Governance and Compliance
For enterprises in regulated industries — financial services, healthcare, insurance, government — model governance is not optional. Regulators increasingly expect that organisations can explain how their models work, demonstrate that they are fair and unbiased, and produce audit trails of model development and deployment decisions.
Model documentation should be standardised across the organisation. Model cards, a concept introduced by Google researchers, provide a structured format for documenting a model’s intended use, training data, evaluation metrics, ethical considerations, and limitations. Every production model should have a current model card that is maintained as the model evolves.
Model explainability tools — SHAP, LIME, and integrated interpretability frameworks — should be part of the standard MLOps toolkit. For models that influence decisions about individuals (credit, insurance, hiring), explainability is both an ethical imperative and a regulatory requirement.

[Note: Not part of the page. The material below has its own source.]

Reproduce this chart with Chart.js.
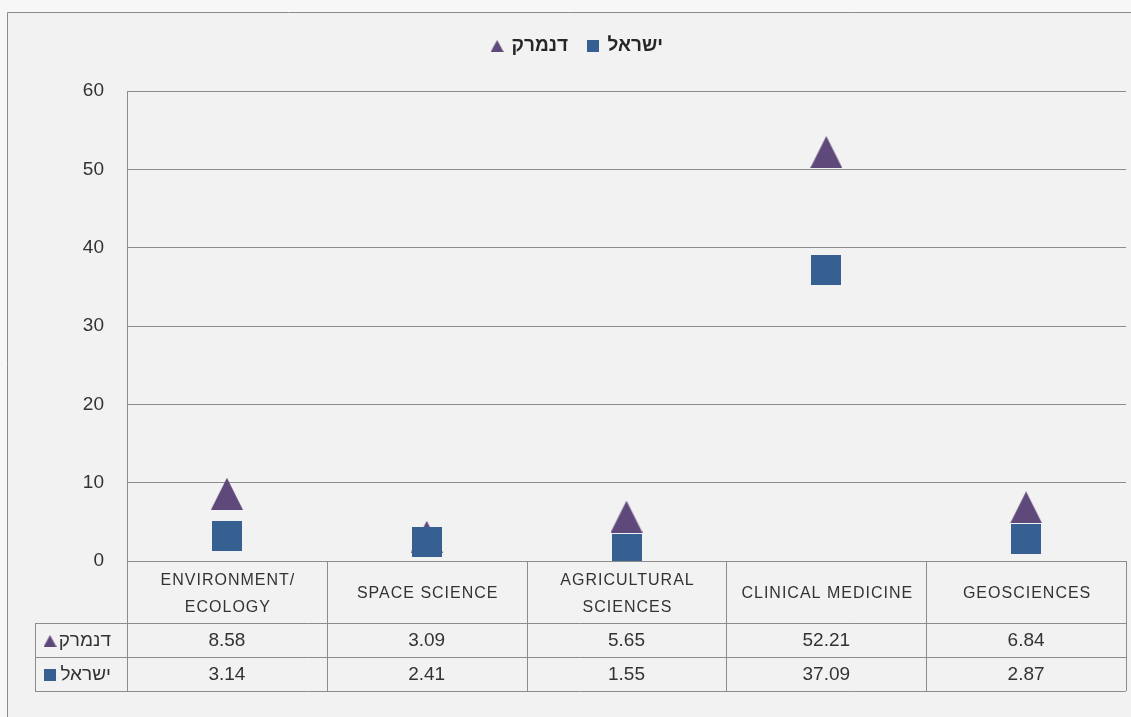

Audit trails must capture the complete provenance of every production model — from training data through feature engineering, model training, evaluation, and deployment. The combination of data versioning, experiment tracking, and model registry provides the technical foundation for these audit trails.
The CTO who builds MLOps as a strategic capability — not just a deployment mechanism — positions the organisation to capture value from its AI investments while managing the risks that production ML systems create. This is the operational foundation that determines whether AI remains an expensive experiment or becomes a scalable competitive advantage.